There are 2 main approaches to scaling the Bitcoin network:
1. The Lightning Network:
Similar to Raiden or Trinity, this solution is simply moving the load from the Bitcoin network to an improved off-chain solution. This proposed solution is in development for many of the major cryptocurrency platforms, and while it seems promising, some say the Lightning Network is mathematically impossible.
2. Bigger Blocks:
Making each of Bitcoin’s mined blocks process more transactions seems like a straightforward solution. Bitcoin blocks today are limited to 1MB, if we increase that to 10MB, we could have ten times as many transactions, right?
Here are the potential problems with simply increasing the block loads:
– A hard fork requires waiting for sufficient consensus.
– Risk of catastrophic consensus failure
– An emergency hard fork that can achieve consensus can be deployed on a short time period if needed.
– Orphan rate amplification, more reorgs and double-spends due to slower propagation speeds.
– “Congestion” concerns can be solved with mempool improvements including transaction eviction.

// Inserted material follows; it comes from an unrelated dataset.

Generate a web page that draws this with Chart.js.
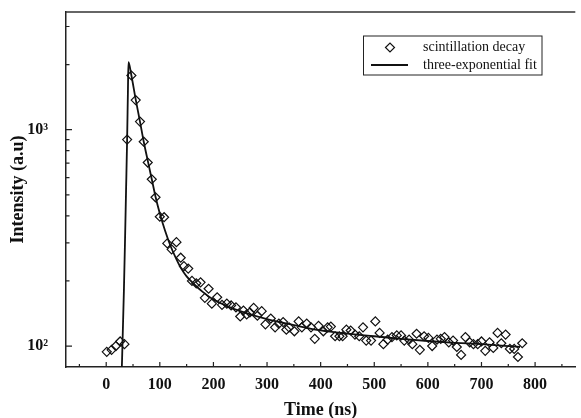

– No amount of max block size would support all the world’s future transactions on the main blockchain (various types of off-chain transactions are the only long-term solution)
– Fast block propagation is either not clearly viable, or (eg, IBLT) creates centralised controls.
While this solution is possible, it’s the technological equivalent to applying a band-aid.
Though it once acted as the face of cryptocurrency and introduced the idea of distributed ledgers and digital assets, it’s time to usher in more promising technology.